# What you should do
Reproduce the lines exactly, beginning with the line that has "Write the React, TypeScript" and ending with the line that has "Chart.register(...registerables);". Images are left out.

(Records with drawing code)
--*--

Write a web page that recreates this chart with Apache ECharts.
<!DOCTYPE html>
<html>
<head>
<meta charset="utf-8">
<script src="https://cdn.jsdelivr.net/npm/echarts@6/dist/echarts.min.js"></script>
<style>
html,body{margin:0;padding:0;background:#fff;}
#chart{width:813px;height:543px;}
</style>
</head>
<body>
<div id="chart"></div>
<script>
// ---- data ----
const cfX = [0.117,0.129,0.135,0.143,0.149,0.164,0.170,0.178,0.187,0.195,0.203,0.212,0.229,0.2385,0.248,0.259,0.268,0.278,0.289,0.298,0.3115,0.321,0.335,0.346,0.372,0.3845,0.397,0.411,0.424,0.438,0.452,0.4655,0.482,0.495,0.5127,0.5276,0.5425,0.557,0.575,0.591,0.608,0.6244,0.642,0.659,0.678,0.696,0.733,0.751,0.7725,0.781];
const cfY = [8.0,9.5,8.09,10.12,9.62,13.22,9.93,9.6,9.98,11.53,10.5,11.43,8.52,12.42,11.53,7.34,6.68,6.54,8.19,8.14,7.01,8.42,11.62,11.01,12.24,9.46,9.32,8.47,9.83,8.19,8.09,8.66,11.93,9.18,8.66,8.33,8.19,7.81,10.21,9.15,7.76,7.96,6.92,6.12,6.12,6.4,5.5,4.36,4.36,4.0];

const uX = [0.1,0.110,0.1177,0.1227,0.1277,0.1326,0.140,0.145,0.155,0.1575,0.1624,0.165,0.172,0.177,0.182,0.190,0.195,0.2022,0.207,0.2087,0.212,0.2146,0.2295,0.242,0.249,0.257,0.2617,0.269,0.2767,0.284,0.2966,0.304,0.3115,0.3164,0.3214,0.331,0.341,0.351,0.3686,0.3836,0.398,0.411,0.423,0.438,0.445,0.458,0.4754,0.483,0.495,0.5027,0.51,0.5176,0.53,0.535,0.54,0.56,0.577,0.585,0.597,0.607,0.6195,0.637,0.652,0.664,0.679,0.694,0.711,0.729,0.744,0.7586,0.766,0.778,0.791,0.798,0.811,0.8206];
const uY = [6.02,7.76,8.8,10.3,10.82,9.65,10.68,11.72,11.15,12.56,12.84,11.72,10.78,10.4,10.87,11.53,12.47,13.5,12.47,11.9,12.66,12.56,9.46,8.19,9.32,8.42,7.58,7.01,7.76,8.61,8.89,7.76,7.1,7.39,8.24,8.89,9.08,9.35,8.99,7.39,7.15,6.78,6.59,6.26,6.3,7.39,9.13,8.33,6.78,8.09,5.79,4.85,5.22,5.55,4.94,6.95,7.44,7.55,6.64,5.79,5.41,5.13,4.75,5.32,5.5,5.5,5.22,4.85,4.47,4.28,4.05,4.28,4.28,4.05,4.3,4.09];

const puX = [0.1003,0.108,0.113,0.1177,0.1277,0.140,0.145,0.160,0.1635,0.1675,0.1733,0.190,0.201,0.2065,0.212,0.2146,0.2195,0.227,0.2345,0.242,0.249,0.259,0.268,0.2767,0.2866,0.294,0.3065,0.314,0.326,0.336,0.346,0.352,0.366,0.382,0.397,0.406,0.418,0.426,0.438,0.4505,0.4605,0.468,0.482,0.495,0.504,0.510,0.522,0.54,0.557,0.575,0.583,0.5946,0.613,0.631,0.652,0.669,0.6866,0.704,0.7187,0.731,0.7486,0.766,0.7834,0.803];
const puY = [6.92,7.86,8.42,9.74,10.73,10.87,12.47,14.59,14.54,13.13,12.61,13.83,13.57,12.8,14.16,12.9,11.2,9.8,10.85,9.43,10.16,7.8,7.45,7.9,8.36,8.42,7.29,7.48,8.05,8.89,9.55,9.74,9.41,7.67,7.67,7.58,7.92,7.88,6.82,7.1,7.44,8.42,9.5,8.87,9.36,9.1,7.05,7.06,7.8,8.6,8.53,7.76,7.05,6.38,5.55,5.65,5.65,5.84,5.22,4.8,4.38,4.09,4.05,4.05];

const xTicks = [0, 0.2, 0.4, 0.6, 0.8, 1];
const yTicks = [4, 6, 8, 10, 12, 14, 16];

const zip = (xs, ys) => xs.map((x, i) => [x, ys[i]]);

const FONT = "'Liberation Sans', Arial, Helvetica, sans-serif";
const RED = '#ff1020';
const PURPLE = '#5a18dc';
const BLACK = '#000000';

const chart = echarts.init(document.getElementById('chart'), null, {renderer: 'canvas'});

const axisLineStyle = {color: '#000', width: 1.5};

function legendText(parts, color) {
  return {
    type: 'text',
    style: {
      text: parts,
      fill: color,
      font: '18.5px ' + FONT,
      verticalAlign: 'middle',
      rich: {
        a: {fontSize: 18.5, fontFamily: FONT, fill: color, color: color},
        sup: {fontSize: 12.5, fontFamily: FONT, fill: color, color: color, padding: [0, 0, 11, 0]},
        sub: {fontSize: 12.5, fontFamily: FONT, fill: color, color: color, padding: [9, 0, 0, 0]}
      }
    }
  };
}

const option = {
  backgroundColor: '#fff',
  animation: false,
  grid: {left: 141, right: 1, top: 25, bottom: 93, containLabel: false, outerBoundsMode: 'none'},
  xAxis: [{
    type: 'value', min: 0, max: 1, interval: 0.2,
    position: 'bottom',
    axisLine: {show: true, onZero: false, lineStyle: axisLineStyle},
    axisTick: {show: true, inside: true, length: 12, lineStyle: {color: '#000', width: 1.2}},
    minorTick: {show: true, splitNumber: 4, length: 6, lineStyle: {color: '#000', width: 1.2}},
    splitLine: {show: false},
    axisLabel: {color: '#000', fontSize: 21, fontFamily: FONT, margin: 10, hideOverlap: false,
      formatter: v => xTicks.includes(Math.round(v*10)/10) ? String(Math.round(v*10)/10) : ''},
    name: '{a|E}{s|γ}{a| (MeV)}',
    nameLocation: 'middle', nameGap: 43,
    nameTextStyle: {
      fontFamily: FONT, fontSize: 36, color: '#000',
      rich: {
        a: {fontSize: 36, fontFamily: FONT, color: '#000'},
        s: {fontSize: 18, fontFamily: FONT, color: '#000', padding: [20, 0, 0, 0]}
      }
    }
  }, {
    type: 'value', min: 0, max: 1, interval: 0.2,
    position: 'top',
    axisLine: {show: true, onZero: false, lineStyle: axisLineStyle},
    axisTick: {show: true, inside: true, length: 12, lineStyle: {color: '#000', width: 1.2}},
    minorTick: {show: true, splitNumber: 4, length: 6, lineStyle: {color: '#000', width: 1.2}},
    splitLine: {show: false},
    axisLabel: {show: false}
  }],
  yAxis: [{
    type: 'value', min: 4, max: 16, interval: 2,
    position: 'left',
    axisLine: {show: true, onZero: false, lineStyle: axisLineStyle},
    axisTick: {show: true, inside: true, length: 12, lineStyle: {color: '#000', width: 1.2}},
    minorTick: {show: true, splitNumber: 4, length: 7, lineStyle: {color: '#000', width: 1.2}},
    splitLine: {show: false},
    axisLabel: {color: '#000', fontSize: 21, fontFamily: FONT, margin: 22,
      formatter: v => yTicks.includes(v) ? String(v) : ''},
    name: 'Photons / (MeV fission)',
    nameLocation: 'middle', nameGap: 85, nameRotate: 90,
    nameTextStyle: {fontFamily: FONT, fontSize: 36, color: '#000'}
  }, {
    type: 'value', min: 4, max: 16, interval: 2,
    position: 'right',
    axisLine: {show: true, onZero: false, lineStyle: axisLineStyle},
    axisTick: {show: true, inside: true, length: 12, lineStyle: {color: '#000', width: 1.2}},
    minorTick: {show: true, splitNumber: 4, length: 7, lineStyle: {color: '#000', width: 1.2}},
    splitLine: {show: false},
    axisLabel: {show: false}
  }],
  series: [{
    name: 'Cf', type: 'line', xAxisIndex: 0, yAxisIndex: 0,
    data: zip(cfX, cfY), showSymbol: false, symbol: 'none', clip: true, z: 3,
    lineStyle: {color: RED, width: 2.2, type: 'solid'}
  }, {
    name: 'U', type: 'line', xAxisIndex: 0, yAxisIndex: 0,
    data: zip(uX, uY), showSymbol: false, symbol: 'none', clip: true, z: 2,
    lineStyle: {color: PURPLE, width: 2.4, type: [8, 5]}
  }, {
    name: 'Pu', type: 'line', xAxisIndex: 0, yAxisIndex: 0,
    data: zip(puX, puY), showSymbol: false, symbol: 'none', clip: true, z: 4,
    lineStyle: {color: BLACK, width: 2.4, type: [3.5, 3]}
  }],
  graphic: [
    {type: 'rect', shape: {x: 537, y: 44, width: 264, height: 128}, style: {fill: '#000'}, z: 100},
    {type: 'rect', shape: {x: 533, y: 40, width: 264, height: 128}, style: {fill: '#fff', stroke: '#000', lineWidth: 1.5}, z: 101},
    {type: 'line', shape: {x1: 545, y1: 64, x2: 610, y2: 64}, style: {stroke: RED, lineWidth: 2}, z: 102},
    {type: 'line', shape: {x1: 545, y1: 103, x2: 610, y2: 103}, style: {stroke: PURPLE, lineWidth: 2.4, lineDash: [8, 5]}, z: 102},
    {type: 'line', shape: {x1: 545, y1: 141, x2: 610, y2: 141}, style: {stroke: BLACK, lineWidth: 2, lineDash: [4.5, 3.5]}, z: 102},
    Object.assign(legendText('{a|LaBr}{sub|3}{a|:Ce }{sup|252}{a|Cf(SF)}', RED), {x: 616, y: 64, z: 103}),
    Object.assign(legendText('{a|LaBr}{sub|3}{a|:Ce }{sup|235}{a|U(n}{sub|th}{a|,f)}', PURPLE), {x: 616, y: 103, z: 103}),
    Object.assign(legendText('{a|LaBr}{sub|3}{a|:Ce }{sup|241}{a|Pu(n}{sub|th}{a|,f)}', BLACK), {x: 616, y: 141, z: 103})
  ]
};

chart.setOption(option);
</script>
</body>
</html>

--*--

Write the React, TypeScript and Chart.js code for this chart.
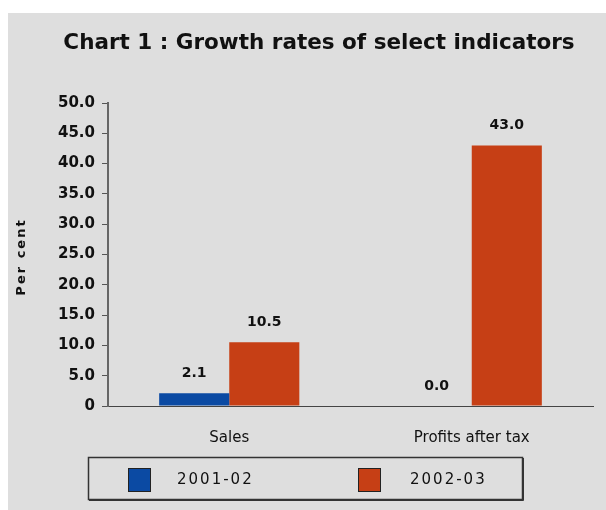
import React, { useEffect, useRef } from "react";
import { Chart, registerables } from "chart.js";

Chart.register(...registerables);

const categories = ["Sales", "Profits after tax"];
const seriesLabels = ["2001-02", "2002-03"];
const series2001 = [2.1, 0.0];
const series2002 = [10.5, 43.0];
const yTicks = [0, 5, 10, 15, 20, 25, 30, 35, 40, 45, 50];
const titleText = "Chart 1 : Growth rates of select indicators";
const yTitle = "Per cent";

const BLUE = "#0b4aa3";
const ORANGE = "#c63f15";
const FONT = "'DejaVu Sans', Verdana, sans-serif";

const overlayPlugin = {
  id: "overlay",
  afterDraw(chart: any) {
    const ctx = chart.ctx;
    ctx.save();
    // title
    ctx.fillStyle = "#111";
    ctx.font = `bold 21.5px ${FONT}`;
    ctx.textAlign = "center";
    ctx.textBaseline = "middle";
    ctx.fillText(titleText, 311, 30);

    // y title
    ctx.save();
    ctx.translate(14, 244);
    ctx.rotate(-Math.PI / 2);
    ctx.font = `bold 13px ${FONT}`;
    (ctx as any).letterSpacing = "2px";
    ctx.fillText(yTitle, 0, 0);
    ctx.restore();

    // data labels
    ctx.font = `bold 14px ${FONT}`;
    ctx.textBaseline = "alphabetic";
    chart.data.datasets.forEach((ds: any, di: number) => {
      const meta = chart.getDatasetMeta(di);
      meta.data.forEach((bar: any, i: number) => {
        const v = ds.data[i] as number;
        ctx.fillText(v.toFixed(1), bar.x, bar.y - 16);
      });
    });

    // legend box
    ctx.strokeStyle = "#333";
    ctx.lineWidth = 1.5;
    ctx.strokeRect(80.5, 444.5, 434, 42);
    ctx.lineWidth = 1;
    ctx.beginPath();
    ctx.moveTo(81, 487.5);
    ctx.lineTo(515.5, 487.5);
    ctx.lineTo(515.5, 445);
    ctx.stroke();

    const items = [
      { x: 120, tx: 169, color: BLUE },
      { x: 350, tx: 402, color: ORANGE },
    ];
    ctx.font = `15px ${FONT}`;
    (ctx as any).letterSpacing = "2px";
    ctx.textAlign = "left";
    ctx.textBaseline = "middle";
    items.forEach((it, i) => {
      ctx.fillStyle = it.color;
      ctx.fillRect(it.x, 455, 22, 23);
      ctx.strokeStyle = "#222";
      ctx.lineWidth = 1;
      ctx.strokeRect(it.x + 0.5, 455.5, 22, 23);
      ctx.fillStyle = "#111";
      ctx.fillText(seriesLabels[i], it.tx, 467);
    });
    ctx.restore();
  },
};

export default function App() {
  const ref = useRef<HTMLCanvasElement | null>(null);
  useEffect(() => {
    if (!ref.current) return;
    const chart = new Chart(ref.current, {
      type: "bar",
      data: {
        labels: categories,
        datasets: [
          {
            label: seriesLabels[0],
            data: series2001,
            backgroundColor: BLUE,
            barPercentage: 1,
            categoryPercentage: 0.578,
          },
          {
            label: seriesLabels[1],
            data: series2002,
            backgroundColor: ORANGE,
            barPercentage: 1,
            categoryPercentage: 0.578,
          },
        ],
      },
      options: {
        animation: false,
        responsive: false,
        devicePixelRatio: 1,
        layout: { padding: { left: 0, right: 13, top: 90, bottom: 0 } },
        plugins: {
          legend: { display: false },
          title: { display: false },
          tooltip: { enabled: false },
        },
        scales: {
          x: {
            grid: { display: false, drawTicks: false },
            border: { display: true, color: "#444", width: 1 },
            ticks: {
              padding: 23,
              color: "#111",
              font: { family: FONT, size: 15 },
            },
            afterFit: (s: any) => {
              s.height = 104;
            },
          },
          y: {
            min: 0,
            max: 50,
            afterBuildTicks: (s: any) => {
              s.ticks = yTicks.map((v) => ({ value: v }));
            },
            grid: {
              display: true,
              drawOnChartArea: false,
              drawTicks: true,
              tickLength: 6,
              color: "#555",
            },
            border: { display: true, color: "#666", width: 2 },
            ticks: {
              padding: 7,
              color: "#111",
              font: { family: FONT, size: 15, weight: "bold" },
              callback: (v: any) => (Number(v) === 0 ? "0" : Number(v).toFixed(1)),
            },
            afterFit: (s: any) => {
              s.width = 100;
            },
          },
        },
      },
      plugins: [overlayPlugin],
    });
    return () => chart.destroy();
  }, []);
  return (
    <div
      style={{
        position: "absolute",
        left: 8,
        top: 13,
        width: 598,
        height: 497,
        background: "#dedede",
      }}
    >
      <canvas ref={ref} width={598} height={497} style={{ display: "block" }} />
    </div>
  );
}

--*--

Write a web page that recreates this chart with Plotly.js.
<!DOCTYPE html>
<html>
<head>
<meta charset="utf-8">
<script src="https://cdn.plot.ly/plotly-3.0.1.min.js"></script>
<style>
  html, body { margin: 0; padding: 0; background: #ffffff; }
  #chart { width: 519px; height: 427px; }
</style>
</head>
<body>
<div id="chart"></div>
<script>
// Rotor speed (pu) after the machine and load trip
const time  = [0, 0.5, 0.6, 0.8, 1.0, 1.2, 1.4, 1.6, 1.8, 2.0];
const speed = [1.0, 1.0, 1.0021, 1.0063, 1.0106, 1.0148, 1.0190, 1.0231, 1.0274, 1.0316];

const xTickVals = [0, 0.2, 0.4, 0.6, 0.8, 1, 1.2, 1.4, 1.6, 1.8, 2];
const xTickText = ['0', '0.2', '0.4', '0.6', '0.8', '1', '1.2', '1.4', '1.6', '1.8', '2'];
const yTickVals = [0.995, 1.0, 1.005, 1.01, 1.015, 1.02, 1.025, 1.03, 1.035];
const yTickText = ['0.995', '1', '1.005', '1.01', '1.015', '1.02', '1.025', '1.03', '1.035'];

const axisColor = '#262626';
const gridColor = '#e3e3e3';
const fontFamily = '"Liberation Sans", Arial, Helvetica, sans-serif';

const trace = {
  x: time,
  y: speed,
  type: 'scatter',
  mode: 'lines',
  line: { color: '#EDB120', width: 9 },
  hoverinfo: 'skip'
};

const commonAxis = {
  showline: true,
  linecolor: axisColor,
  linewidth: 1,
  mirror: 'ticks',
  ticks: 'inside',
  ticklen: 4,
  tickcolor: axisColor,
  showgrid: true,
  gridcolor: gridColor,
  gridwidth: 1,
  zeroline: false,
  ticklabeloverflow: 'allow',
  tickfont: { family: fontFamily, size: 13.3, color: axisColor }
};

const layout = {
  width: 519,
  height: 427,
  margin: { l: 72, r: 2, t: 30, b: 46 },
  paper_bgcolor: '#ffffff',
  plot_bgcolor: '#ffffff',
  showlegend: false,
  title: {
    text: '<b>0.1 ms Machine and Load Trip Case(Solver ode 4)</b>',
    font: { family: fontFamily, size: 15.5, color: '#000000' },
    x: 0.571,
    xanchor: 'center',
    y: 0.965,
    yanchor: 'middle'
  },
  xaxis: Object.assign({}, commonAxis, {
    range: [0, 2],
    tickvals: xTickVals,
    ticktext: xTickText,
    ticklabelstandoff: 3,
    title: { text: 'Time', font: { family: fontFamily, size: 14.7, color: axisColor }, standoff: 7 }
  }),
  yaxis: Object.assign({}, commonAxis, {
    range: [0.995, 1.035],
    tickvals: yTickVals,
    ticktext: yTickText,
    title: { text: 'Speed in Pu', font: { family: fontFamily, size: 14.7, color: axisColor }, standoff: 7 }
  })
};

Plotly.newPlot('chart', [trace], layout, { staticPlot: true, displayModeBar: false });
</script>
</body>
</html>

--*--

# Output for this task
Write the React, TypeScript and Chart.js code for this chart.
import React, { useEffect, useRef } from "react";
import { Chart, registerables } from "chart.js";

Chart.register(...registerables);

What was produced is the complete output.